# WHAT IS NEEDED
Scan the material that follows. Copy every line containing the word "this".

# RECORD LIST

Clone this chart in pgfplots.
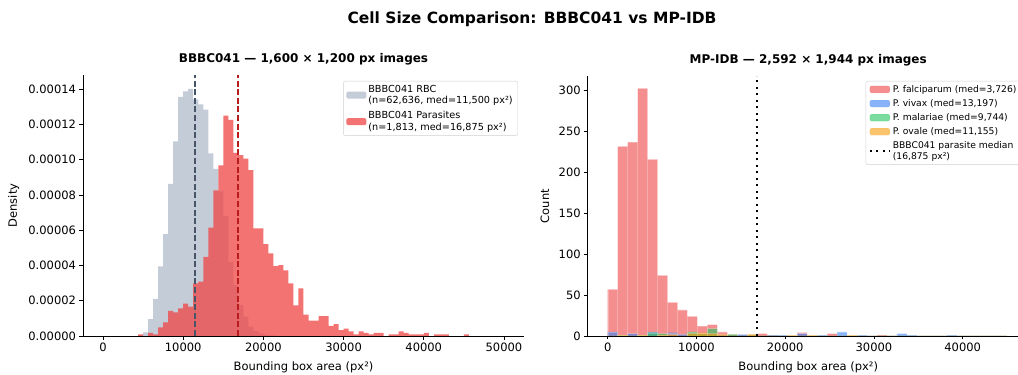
\documentclass[border=0pt]{standalone}
\usepackage{fontspec}
\setmainfont{DejaVu Sans}
\usepackage{pgfplots}
\pgfplotsset{compat=1.18}

\definecolor{rbc}{HTML}{94A3B8}
\definecolor{par}{HTML}{EF4444}
\definecolor{rbcline}{HTML}{475569}
\definecolor{parline}{HTML}{B91C1C}
\definecolor{cviv}{HTML}{3B82F6}
\definecolor{cmal}{HTML}{22C55E}
\definecolor{cova}{HTML}{F59E0B}

\pgfplotsset{
  mystyle/.style={
    scale only axis,
    axis x line*=bottom, axis y line*=left,
    axis line style={line width=0.8pt, black},
    tick align=outside,
    major tick length=3.5pt,
    tick style={black, line width=0.8pt},
    tick label style={font=\fontsize{11.5}{13}\selectfont},
    label style={font=\fontsize{11.5}{13}\selectfont},
    title style={font=\bfseries\fontsize{12}{14}\selectfont, anchor=base, yshift=6.5pt},
    /pgf/number format/assume math mode=true,
    /pgf/number format/1000 sep={},
    scaled x ticks=false,
    axis on top,
    legend cell align=left,
  }
}

\begin{document}
\begin{tikzpicture}

\begin{axis}[mystyle,
  at={(83pt,39pt)}, anchor=south west,
  width=441pt, height=261pt,
  xmin=-2500, xmax=52500, ymin=0, ymax=0.000148,
  xtick={0,10000,20000,30000,40000,50000},
  ytick={0,0.00002,0.00004,0.00006,0.00008,0.0001,0.00012,0.00014},
  scaled y ticks=false,
  yticklabel style={/pgf/number format/fixed, /pgf/number format/fixed zerofill, /pgf/number format/precision=5},
  title={BBBC041 — 1,600 × 1,200 px images},
  xlabel={Bounding box area (px²)},
  ylabel={Density},
  xlabel style={at={(axis description cs:0.5,-0.119)}, anchor=center},
  ylabel style={at={(axis description cs:-0.157,0.5)}, anchor=center},
  legend style={at={(1,1)}, anchor=north east, xshift=-6pt, yshift=-6pt,
    font=\fontsize{9.7}{11.2}\selectfont, draw=black!18, rounded corners=2pt,
    fill=white, fill opacity=0.8, text opacity=1, inner xsep=3pt, inner ysep=2pt,
    row sep=2.5pt, cells={anchor=west, align=left}},
]
\addplot[const plot, fill=rbc, fill opacity=0.55, draw=none,
  legend image code/.code={\fill[rbc,fill opacity=0.55] (0pt,-3.5pt) rectangle (20pt,3.5pt);}]
coordinates {
(4375,0.0000003) (5000,0.0000020) (5625,0.0000095) (6250,0.0000210)
(6875,0.0000395) (7500,0.0000577) (8125,0.0000863) (8750,0.0001104)
(9375,0.0001356) (10000,0.0001387) (10625,0.0001402) (11250,0.0001342)
(11875,0.0001314) (12500,0.0001284) (13125,0.0001036) (13750,0.0000948)
(14375,0.0000820) (15000,0.0000680) (15625,0.0000420) (16250,0.0000290)
(16875,0.0000175) (17500,0.0000110) (18125,0.0000053) (18750,0.0000028)
(19375,0.0000015) (20000,0.0000008) (20625,0.0000004) (21250,0.0000002)
(21875,0)
} \closedcycle;
\addlegendentry{BBBC041 RBC\\(n=62,636, med=11,500 px²)}

\addplot[const plot, fill=par, fill opacity=0.75, draw=none,
  legend image code/.code={\fill[par,fill opacity=0.75] (0pt,-3.5pt) rectangle (20pt,3.5pt);}]
coordinates {
(4375,0.0000009) (5000,0) (5625,0.0000018) (6250,0.0000009)
(6875,0.0000049) (7500,0.0000077) (8125,0.0000142) (8750,0.0000134)
(9375,0.0000157) (10000,0.0000183) (10625,0.0000166) (11250,0.0000298)
(11875,0.0000308) (12500,0.0000449) (13125,0.0000615) (13750,0.0000826)
(14375,0.0000968) (15000,0.0001250) (15625,0.0001226) (16250,0.0001038)
(16875,0.0001025) (17500,0.0001006) (18125,0.0000940) (18750,0.0000610)
(19375,0.0000610) (20000,0.0000521) (20625,0.0000468) (21250,0.0000396)
(21875,0.0000402) (22500,0.0000372) (23125,0.0000298) (23750,0.0000174)
(24375,0.0000270) (25000,0.0000121) (25625,0.0000087) (26250,0.0000087)
(26875,0.0000113) (27500,0.0000113) (28125,0.0000058) (28750,0.0000068)
(29375,0.0000034) (30000,0.0000042) (30625,0.0000026) (31250,0.0000009)
(31875,0.0000026) (32500,0.0000018) (33125,0.0000009) (33750,0.0000018)
(34375,0.0000018) (35000,0) (35625,0.0000009) (36250,0.0000009)
(36875,0.0000026) (37500,0.0000018) (38125,0.0000009) (38750,0.0000009)
(39375,0.0000009) (40000,0.0000018) (40625,0) (41250,0.0000009)
(41875,0.0000009) (42500,0.0000009) (43125,0) (43750,0)
(44375,0) (45000,0.0000009) (45625,0)
} \closedcycle;
\addlegendentry{BBBC041 Parasites\\(n=1,813, med=16,875 px²)}

\addplot[rbcline, line width=2pt, dash pattern=on 6pt off 2.6pt, forget plot]
coordinates {(11500,0) (11500,0.000148)};
\addplot[parline, line width=2pt, dash pattern=on 6pt off 2.6pt, forget plot]
coordinates {(16875,0) (16875,0.000148)};
\end{axis}

\begin{axis}[mystyle,
  at={(587.7pt,39pt)}, anchor=south west,
  width=441pt, height=260pt,
  xmin=-2250, xmax=47440, ymin=0, ymax=318,
  xtick={0,10000,20000,30000,40000},
  ytick={0,50,100,150,200,250,300},
  title={MP-IDB — 2,592 × 1,944 px images},
  xlabel={Bounding box area (px²)},
  ylabel={Count},
  xlabel style={at={(axis description cs:0.5,-0.119)}, anchor=center},
  ylabel style={at={(axis description cs:-0.097,0.5)}, anchor=center},
  legend style={at={(1,1)}, anchor=north east, xshift=-7pt, yshift=-5pt,
    font=\fontsize{9.2}{10.6}\selectfont, draw=black!18, rounded corners=2pt,
    fill=white, fill opacity=0.8, text opacity=1, inner xsep=3pt, inner ysep=2pt,
    row sep=1.6pt, cells={anchor=west, align=left}},
]
\addplot[ybar interval, fill=par, fill opacity=0.6, draw=white, draw opacity=0.25, line width=0.3pt,
  legend image code/.code={\fill[par,fill opacity=0.6] (0pt,-3.5pt) rectangle (20pt,3.5pt);}]
coordinates {
(0,57) (1124,232) (2248,237) (3372,303) (4496,216) (5620,74) (6744,41) (7868,32)
(8992,24) (10116,12) (11240,14) (12364,5) (13488,2) (14612,1) (15736,2) (16860,3)
(17984,1) (19108,0) (20232,0) (21356,4) (22480,0) (23604,0) (24728,3) (25852,0)
(26976,0) (28100,0) (29224,0) (30348,1) (31472,0) (32596,0) (33720,0) (34844,0)
(35968,0) (37092,0) (38216,0) (39340,0) (40464,0) (41588,0) (42712,0) (43836,0)
(44960,0)
};
\addlegendentry{P. falciparum (med=3,726)}

\addplot[ybar interval, fill=cviv, fill opacity=0.6, draw=white, draw opacity=0.25, line width=0.3pt,
  legend image code/.code={\fill[cviv,fill opacity=0.6] (0pt,-3.5pt) rectangle (20pt,3.5pt);}]
coordinates {
(0,5) (1124,0) (2248,3) (3372,0) (4496,5) (5620,0) (6744,4) (7868,2)
(8992,0) (10116,0) (11240,0) (12364,1) (13488,0) (14612,2) (15736,0) (16860,0)
(17984,1) (19108,1) (20232,0) (21356,3) (22480,0) (23604,1) (24728,0) (25852,5)
(26976,0) (28100,1) (29224,0) (30348,0) (31472,0) (32596,3) (33720,1) (34844,0)
(35968,0) (37092,0) (38216,1) (39340,0) (40464,0) (41588,0) (42712,0) (43836,0)
(44960,0)
};
\addlegendentry{P. vivax (med=13,197)}

\addplot[ybar interval, fill=cmal, fill opacity=0.6, draw=white, draw opacity=0.25, line width=0.3pt,
  legend image code/.code={\fill[cmal,fill opacity=0.6] (0pt,-3.5pt) rectangle (20pt,3.5pt);}]
coordinates {
(0,0) (1124,1) (2248,0) (3372,1) (4496,4) (5620,3) (6744,0) (7868,0)
(8992,5) (10116,3) (11240,9) (12364,0) (13488,2) (14612,0) (15736,1) (16860,0)
(17984,0) (19108,0) (20232,0) (21356,0) (22480,0) (23604,0) (24728,0) (25852,0)
(26976,0) (28100,0) (29224,0) (30348,0) (31472,0) (32596,0) (33720,0) (34844,0)
(35968,0) (37092,0) (38216,0) (39340,0) (40464,0) (41588,0) (42712,0) (43836,0)
(44960,0)
};
\addlegendentry{P. malariae (med=9,744)}

\addplot[ybar interval, fill=cova, fill opacity=0.6, draw=white, draw opacity=0.25, line width=0.3pt,
  legend image code/.code={\fill[cova,fill opacity=0.6] (0pt,-3.5pt) rectangle (20pt,3.5pt);}]
coordinates {
(0,0) (1124,1) (2248,0) (3372,1) (4496,0) (5620,1) (6744,2) (7868,0)
(8992,3) (10116,4) (11240,3) (12364,2) (13488,0) (14612,0) (15736,2) (16860,0)
(17984,0) (19108,0) (20232,1) (21356,0) (22480,1) (23604,0) (24728,0) (25852,0)
(26976,1) (28100,0) (29224,0) (30348,0) (31472,0) (32596,0) (33720,0) (34844,0)
(35968,0) (37092,0) (38216,0) (39340,0) (40464,0) (41588,0) (42712,0) (43836,0)
(44960,0)
};
\addlegendentry{P. ovale (med=11,155)}

\addplot[black, line width=2pt, dash pattern=on 2pt off 4.5pt,
  legend image code/.code={\draw[black, line width=2pt, dash pattern=on 2pt off 4.5pt] (0pt,0pt) -- (20pt,0pt);}]
coordinates {(16875,0) (16875,318)};
\addlegendentry{BBBC041 parasite median\\(16,875 px²)}
\end{axis}

\node[font=\bfseries\fontsize{15.5}{18}\selectfont, anchor=base] at (532pt,351.5pt) {Cell Size Comparison: BBBC041 vs MP-IDB};

\pgfresetboundingbox
\useasboundingbox (0pt,0pt) rectangle (1018pt,375pt);
\end{tikzpicture}
\end{document}
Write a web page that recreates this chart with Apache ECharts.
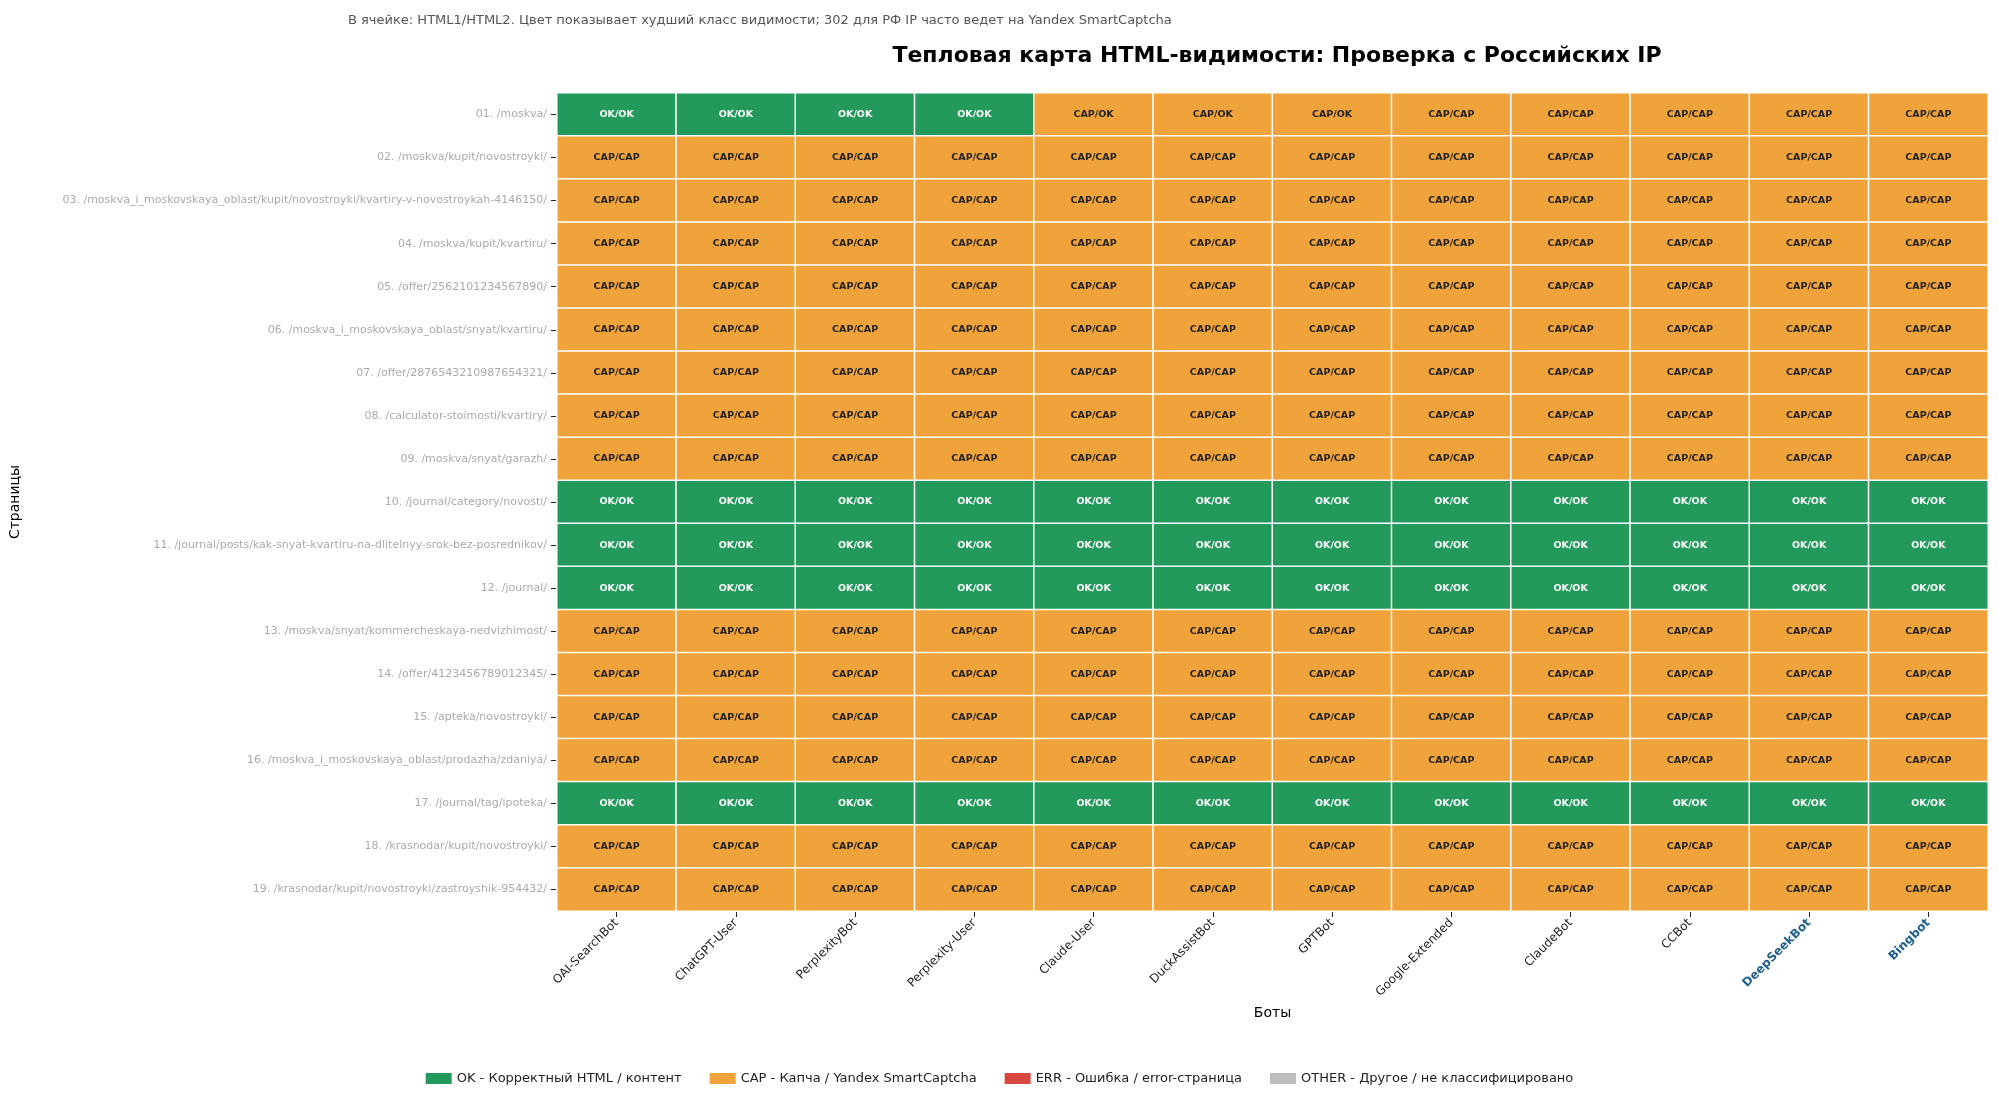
<!DOCTYPE html>
<html><head><meta charset="utf-8">
<script src="https://cdn.jsdelivr.net/npm/echarts@6/dist/echarts.min.js"></script>
<style>html,body{margin:0;padding:0;background:#fff}#c{width:1999px;height:1102px}</style>
</head><body><div id="c"></div>
<script>
const bots = ['OAI-SearchBot','ChatGPT-User','PerplexityBot','Perplexity-User','Claude-User','DuckAssistBot','GPTBot','Google-Extended','ClaudeBot','CCBot','DeepSeekBot','Bingbot'];
const pages = [
 '01. /moskva/',
 '02. /moskva/kupit/novostroyki/',
 '03. /moskva_i_moskovskaya_oblast/kupit/novostroyki/kvartiry-v-novostroykah-4146150/',
 '04. /moskva/kupit/kvartiru/',
 '05. /offer/2562101234567890/',
 '06. /moskva_i_moskovskaya_oblast/snyat/kvartiru/',
 '07. /offer/2876543210987654321/',
 '08. /calculator-stoimosti/kvartiry/',
 '09. /moskva/snyat/garazh/',
 '10. /journal/category/novosti/',
 '11. /journal/posts/kak-snyat-kvartiru-na-dlitelnyy-srok-bez-posrednikov/',
 '12. /journal/',
 '13. /moskva/snyat/kommercheskaya-nedvizhimost/',
 '14. /offer/4123456789012345/',
 '15. /apteka/novostroyki/',
 '16. /moskva_i_moskovskaya_oblast/prodazha/zdaniya/',
 '17. /journal/tag/ipoteka/',
 '18. /krasnodar/kupit/novostroyki/',
 '19. /krasnodar/kupit/novostroyki/zastroyshik-954432/'
];
const row01 = ['OK/OK','OK/OK','OK/OK','OK/OK','CAP/OK','CAP/OK','CAP/OK','CAP/CAP','CAP/CAP','CAP/CAP','CAP/CAP','CAP/CAP'];
const rowCap = Array(12).fill('CAP/CAP');
const rowOk = Array(12).fill('OK/OK');
const cells = [row01,rowCap,rowCap,rowCap,rowCap,rowCap,rowCap,rowCap,rowCap,rowOk,rowOk,rowOk,rowCap,rowCap,rowCap,rowCap,rowOk,rowCap,rowCap];
const classes = ['OK','CAP','ERR','OTHER'];
const classNames = ['OK - Корректный HTML / контент','CAP - Капча / Yandex SmartCaptcha','ERR - Ошибка / error-страница','OTHER - Другое / не классифицировано'];
const classColors = ['#239a5c','#f0a33a','#d9483f','#bdbdbd'];

function worst(s){ let w=0; s.split('/').forEach(p=>{const i=classes.indexOf(p); w=Math.max(w,i<0?3:i);}); return w; }
const data=[];
cells.forEach((r,yi)=>r.forEach((s,xi)=>{
  const w=worst(s);
  data.push({value:[xi,yi,w],label:s,itemStyle:{color:classColors[w]}, lbColor: w===1?'#222':'#fff'});
}));
const chart = echarts.init(document.getElementById('c'));
chart.setOption({
  animation:false,
  title:[
    {text:'Тепловая карта HTML-видимости: Проверка с Российских IP',left:1272,top:40,textAlign:'center',textStyle:{fontFamily:'DejaVu Sans',fontSize:22,fontWeight:'bold',color:'#000'}},
    {text:'В ячейке: HTML1/HTML2. Цвет показывает худший класс видимости; 302 для РФ IP часто ведет на Yandex SmartCaptcha',left:343,top:9,textStyle:{fontFamily:'DejaVu Sans',fontSize:13,fontWeight:'normal',color:'#555'}}
  ],
  grid:{left:555,right:11,top:93,bottom:191,show:true,borderColor:'#222',borderWidth:1.5,backgroundColor:'transparent'},
  legend:{bottom:12,left:'center',itemWidth:26,itemHeight:11,itemGap:28,icon:'rect',textStyle:{fontFamily:'DejaVu Sans',fontSize:13,color:'#222'},data:classNames},
  xAxis:{type:'category',data:bots,name:'Боты',nameLocation:'middle',nameGap:95,nameTextStyle:{fontFamily:'DejaVu Sans',fontSize:14,color:'#000'},
    axisLine:{show:false},axisTick:{show:true,alignWithLabel:true,length:6,lineStyle:{color:'#222'}},splitLine:{show:false},
    axisLabel:{rotate:45,interval:0,fontFamily:'DejaVu Sans',fontSize:12,color:'#222',margin:10,
      formatter:v=>(v==='DeepSeekBot'||v==='Bingbot')?'{b|'+v+'}':v, rich:{b:{fontWeight:'bold',color:'#1f5f8b',fontFamily:'DejaVu Sans',fontSize:12}}}},
  yAxis:{type:'category',data:pages,inverse:true,name:'Страницы',nameLocation:'middle',nameGap:535,nameRotate:90,nameTextStyle:{fontFamily:'DejaVu Sans',fontSize:14,color:'#000'},
    axisLine:{show:false},axisTick:{show:true,alignWithLabel:true,length:6,lineStyle:{color:'#222'}},splitLine:{show:false},
    axisLabel:{interval:0,fontFamily:'DejaVu Sans',fontSize:11,color:'#aaa',margin:10}},
  series:[
    {type:'heatmap',data:data,itemStyle:{borderColor:'#fff',borderWidth:1.5},
     label:{show:true,fontFamily:'DejaVu Sans',fontSize:9.5,fontWeight:'bold',
       formatter:p=>p.data.label, color:'#fff'},
     labelLayout:null},
    ...classNames.map((n,i)=>({type:'bar',name:n,data:[],itemStyle:{color:classColors[i]}}))
  ]
});
// set per-item label colors
chart.setOption({series:[{data:data.map(d=>({value:d.value,label:{color:d.lbColor,formatter:d.label},itemStyle:d.itemStyle}))}]});
</script></body></html>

# PROBLEM SOLUTION
Clone this chart in pgfplots.
Write a web page that recreates this chart with Apache ECharts.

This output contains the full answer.